BIRMINGHAM, AL (WBRC) - Susan Brawley said by all accounts her 23-year-old son Aaron had lived a normal life, but soon after starting college she noticed changes in him that eventually ended in his death.
"I never ever would have suspected that my child would grow up injecting drugs and using heroin," said Brawley
Aaron would go on to overdose twice, the second time he didn't make it. It was June 23, 2003 when Brawley found her son slumped over the tub, unresponsive.
"I did CPR on him. He had been down too long and I couldn't save him. Ever since then I've taken on this mission because you are very much aware this problem has gotten so huge," Brawley said. "We're talking 13 and a half years ago that my son died, and we're still dealing with it and on a grander scale. It just amazes me."
The CDC reports that in 2015 drug overdoses accounted for 52,404 deaths in the U.S. Heroin deaths rose by 23 percent, slightly higher than gun homicides.

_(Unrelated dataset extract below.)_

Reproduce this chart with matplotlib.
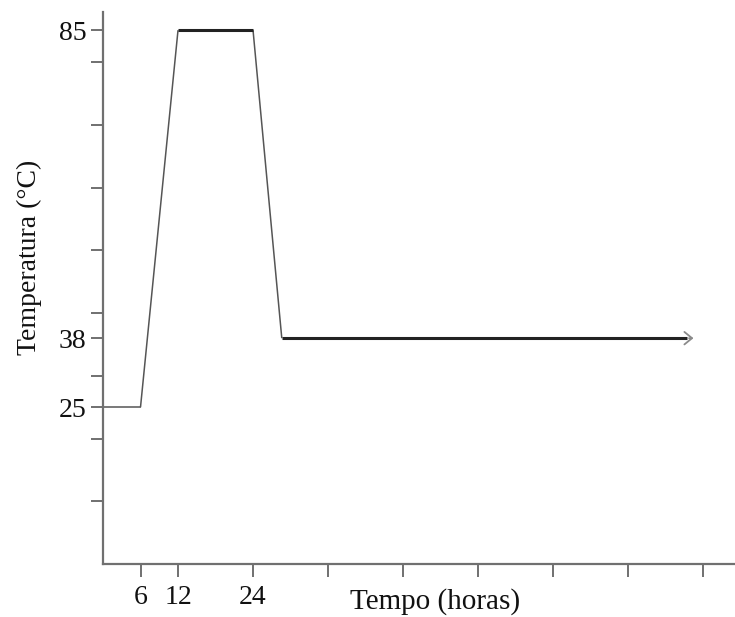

"We hear that all the time someone's been shot, but now there's more people dying of heroin than gun violence. I think it's way out of control," she continued.
Brawley said part of the problem is the community doesn't know how to treat addiction.
"When you have someone come in the emergency room with chest pain, we have a plan in place, we know exactly what to do. But when someone comes in with an overdose, no one really knows what to do. It's basically don't do this again," she said.
She said the only way to fight the problem is through spreading awareness and dedicating more resources to fighting addiction.
"There's got to be more resources available. There's no counseling. There's no treatment, if you don't have money and you don't have excellent insurance and I mean excellent insurance, then there's very few resources available for treatment," she said.
Until those resources are available for everyone, she continues to share her son's story in hopes of saving another family from this heartache.
"Don't think like I did, that you can just love them out of it," she said.
Brawley said another issue that's an obstacle to stopping these overdose deaths is that drug addiction is still viewed as and treated as a moral problem, and not a disease.